* start Given information *

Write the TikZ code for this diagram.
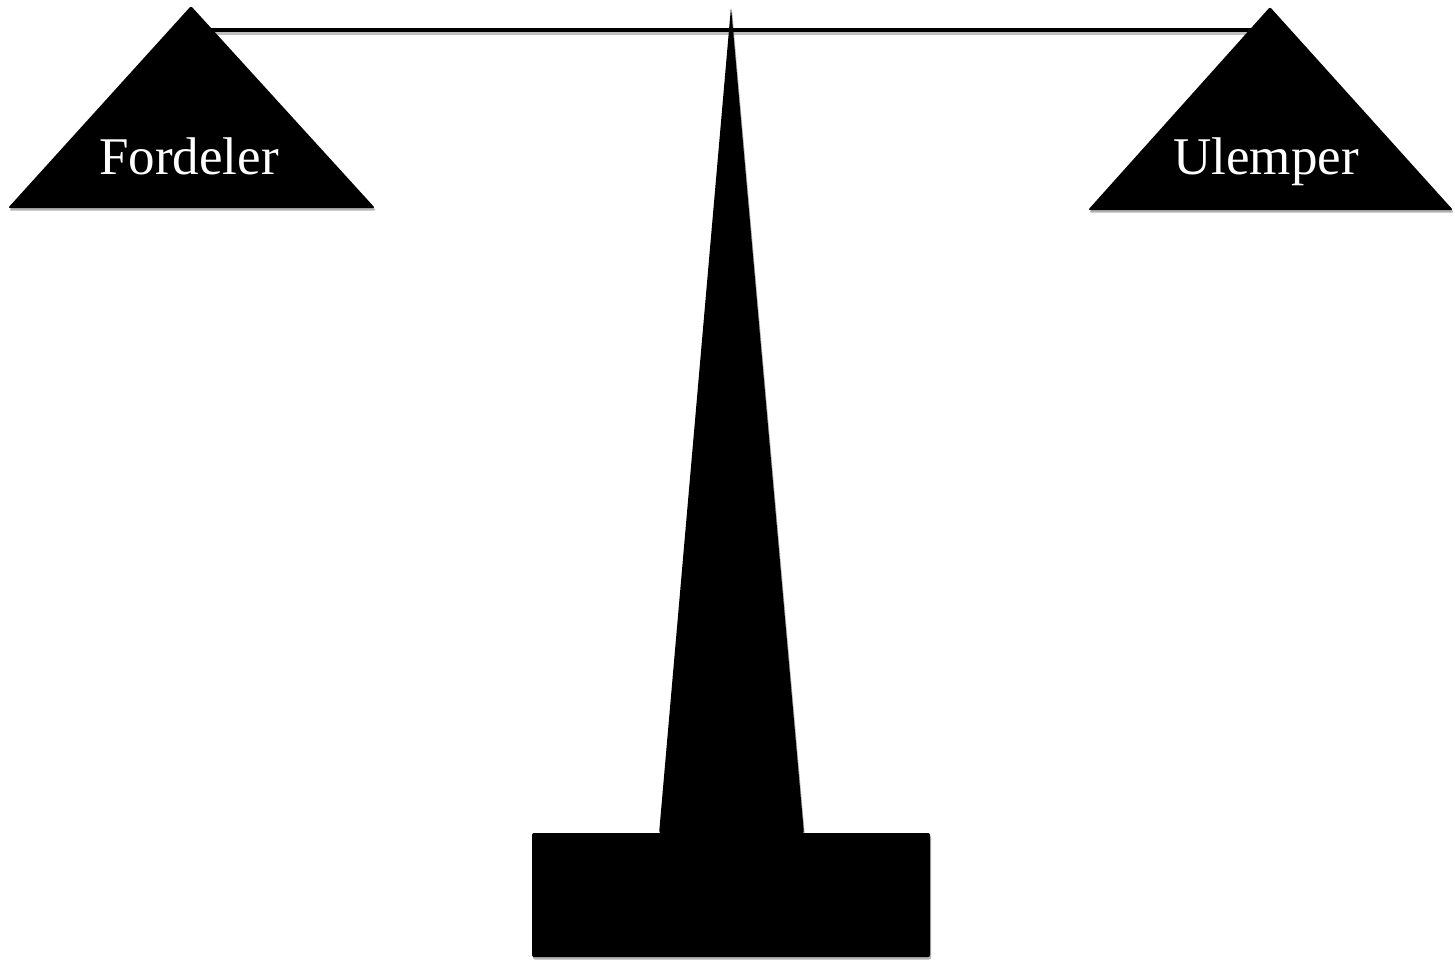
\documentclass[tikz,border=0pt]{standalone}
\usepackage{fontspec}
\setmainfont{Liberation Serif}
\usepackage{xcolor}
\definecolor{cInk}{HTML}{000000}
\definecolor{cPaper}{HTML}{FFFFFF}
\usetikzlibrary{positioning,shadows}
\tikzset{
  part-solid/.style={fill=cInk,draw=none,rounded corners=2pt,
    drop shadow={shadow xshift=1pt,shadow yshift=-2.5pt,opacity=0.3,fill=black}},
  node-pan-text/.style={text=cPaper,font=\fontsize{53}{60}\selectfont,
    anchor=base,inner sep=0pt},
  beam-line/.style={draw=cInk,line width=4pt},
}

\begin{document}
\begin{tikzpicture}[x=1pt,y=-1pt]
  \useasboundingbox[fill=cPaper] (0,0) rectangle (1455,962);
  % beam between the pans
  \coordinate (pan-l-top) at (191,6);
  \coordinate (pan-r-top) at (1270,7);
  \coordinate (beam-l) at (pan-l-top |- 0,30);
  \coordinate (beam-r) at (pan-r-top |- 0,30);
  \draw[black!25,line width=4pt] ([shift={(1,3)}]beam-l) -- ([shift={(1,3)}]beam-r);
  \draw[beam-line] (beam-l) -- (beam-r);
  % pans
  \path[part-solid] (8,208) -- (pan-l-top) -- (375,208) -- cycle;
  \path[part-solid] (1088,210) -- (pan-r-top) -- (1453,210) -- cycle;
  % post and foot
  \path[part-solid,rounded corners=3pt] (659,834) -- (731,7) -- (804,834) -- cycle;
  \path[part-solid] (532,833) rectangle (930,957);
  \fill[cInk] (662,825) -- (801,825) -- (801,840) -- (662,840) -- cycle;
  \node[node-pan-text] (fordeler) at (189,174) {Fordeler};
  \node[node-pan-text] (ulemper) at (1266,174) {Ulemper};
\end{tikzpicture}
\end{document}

* end Given information *

Give the data above again in full and unchanged, skipping the pictures.

Write the TikZ code for this diagram.
\documentclass[tikz,border=0pt]{standalone}
\usepackage{fontspec}
\setmainfont{Liberation Serif}
\usepackage{xcolor}
\definecolor{cInk}{HTML}{000000}
\definecolor{cPaper}{HTML}{FFFFFF}
\usetikzlibrary{positioning,shadows}
\tikzset{
  part-solid/.style={fill=cInk,draw=none,rounded corners=2pt,
    drop shadow={shadow xshift=1pt,shadow yshift=-2.5pt,opacity=0.3,fill=black}},
  node-pan-text/.style={text=cPaper,font=\fontsize{53}{60}\selectfont,
    anchor=base,inner sep=0pt},
  beam-line/.style={draw=cInk,line width=4pt},
}

\begin{document}
\begin{tikzpicture}[x=1pt,y=-1pt]
  \useasboundingbox[fill=cPaper] (0,0) rectangle (1455,962);
  % beam between the pans
  \coordinate (pan-l-top) at (191,6);
  \coordinate (pan-r-top) at (1270,7);
  \coordinate (beam-l) at (pan-l-top |- 0,30);
  \coordinate (beam-r) at (pan-r-top |- 0,30);
  \draw[black!25,line width=4pt] ([shift={(1,3)}]beam-l) -- ([shift={(1,3)}]beam-r);
  \draw[beam-line] (beam-l) -- (beam-r);
  % pans
  \path[part-solid] (8,208) -- (pan-l-top) -- (375,208) -- cycle;
  \path[part-solid] (1088,210) -- (pan-r-top) -- (1453,210) -- cycle;
  % post and foot
  \path[part-solid,rounded corners=3pt] (659,834) -- (731,7) -- (804,834) -- cycle;
  \path[part-solid] (532,833) rectangle (930,957);
  \fill[cInk] (662,825) -- (801,825) -- (801,840) -- (662,840) -- cycle;
  \node[node-pan-text] (fordeler) at (189,174) {Fordeler};
  \node[node-pan-text] (ulemper) at (1266,174) {Ulemper};
\end{tikzpicture}
\end{document}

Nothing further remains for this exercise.